▶ [Set problem]: Print, exactly as written, every line from the first line of the records below through the line containing "import seaborn as sns", and nothing further.

** BEGIN Input rows **

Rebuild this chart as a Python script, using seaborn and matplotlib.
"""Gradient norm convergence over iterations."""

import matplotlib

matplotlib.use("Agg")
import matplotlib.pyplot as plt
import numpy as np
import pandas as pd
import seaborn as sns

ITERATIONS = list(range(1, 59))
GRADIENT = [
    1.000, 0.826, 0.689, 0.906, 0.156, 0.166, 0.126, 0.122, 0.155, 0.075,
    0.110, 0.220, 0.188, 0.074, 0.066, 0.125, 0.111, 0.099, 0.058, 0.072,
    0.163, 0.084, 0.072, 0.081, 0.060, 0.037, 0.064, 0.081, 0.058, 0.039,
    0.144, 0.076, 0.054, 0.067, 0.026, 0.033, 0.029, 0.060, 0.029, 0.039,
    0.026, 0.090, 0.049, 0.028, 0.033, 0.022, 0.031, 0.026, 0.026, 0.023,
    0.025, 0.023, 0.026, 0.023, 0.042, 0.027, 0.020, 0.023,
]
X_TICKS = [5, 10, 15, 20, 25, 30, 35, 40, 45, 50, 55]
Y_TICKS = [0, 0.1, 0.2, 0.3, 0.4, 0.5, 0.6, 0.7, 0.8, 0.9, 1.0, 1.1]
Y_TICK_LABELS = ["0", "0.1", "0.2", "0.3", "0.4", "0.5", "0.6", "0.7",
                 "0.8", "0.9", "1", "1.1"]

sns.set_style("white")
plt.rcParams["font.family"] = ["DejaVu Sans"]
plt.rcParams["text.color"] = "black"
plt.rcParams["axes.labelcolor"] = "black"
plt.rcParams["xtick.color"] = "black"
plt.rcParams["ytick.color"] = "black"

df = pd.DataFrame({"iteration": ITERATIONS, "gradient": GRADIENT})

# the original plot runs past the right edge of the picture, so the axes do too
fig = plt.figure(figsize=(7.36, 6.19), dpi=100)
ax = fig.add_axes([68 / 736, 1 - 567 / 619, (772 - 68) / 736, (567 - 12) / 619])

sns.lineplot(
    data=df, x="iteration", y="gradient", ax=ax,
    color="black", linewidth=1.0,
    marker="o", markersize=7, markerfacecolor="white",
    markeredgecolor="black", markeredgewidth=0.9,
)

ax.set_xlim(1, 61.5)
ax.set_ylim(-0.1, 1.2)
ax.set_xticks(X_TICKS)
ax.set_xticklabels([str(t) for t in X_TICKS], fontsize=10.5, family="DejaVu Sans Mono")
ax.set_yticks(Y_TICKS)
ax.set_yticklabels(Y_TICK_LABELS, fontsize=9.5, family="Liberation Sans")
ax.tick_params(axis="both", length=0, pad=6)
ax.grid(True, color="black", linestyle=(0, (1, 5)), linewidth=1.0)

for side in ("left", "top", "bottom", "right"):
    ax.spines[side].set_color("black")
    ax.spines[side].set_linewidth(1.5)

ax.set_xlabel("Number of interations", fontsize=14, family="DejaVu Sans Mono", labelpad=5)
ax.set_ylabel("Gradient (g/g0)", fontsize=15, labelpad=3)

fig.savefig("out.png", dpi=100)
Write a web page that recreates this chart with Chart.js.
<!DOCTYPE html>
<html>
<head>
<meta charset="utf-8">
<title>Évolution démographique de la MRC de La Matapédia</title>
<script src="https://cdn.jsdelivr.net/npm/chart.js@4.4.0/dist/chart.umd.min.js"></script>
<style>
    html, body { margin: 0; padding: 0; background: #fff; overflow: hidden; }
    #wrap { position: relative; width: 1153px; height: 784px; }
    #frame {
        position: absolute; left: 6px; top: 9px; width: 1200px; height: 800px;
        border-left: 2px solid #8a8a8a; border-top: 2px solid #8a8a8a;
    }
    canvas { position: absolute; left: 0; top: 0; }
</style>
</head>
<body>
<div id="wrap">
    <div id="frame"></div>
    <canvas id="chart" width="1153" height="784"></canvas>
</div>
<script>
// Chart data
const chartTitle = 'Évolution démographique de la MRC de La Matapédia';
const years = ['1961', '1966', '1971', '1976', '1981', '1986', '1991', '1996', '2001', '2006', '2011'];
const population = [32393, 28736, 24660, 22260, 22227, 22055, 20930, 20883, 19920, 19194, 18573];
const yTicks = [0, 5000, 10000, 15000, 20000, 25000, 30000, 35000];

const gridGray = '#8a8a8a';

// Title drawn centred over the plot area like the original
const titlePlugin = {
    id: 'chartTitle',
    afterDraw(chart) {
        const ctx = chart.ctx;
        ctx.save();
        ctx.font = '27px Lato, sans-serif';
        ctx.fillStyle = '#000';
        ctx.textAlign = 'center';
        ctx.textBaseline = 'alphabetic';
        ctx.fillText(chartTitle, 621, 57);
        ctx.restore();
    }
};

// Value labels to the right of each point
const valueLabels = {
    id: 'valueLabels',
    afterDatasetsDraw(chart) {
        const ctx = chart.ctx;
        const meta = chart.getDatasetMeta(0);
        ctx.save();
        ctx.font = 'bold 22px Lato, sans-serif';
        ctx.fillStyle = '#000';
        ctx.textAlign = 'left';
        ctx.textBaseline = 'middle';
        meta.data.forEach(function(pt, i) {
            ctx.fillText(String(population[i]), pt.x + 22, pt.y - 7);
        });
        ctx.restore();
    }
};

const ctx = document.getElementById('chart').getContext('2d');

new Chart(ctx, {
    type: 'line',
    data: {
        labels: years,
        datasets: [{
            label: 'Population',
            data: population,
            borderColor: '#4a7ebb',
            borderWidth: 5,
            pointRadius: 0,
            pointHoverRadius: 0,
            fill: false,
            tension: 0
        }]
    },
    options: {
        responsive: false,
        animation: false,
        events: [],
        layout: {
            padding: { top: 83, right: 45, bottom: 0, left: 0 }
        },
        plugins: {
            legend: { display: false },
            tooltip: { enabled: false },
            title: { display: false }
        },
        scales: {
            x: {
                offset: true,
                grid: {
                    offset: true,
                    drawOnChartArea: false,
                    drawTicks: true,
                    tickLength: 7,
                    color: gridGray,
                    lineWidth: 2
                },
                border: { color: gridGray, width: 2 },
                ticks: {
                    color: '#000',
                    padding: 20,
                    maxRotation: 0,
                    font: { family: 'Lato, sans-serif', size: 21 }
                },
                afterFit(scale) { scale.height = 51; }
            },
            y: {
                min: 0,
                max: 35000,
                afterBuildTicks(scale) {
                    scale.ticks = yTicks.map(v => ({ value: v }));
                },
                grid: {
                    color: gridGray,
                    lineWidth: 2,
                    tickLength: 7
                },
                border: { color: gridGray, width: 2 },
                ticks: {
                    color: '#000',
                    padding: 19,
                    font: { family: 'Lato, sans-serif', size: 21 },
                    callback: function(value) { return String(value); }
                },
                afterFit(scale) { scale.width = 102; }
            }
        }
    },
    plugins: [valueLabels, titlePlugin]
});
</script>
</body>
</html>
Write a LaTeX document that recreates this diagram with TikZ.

** END Input rows **

▶ [Right answer]:
Rebuild this chart as a Python script, using seaborn and matplotlib.
"""Gradient norm convergence over iterations."""

import matplotlib

matplotlib.use("Agg")
import matplotlib.pyplot as plt
import numpy as np
import pandas as pd
import seaborn as sns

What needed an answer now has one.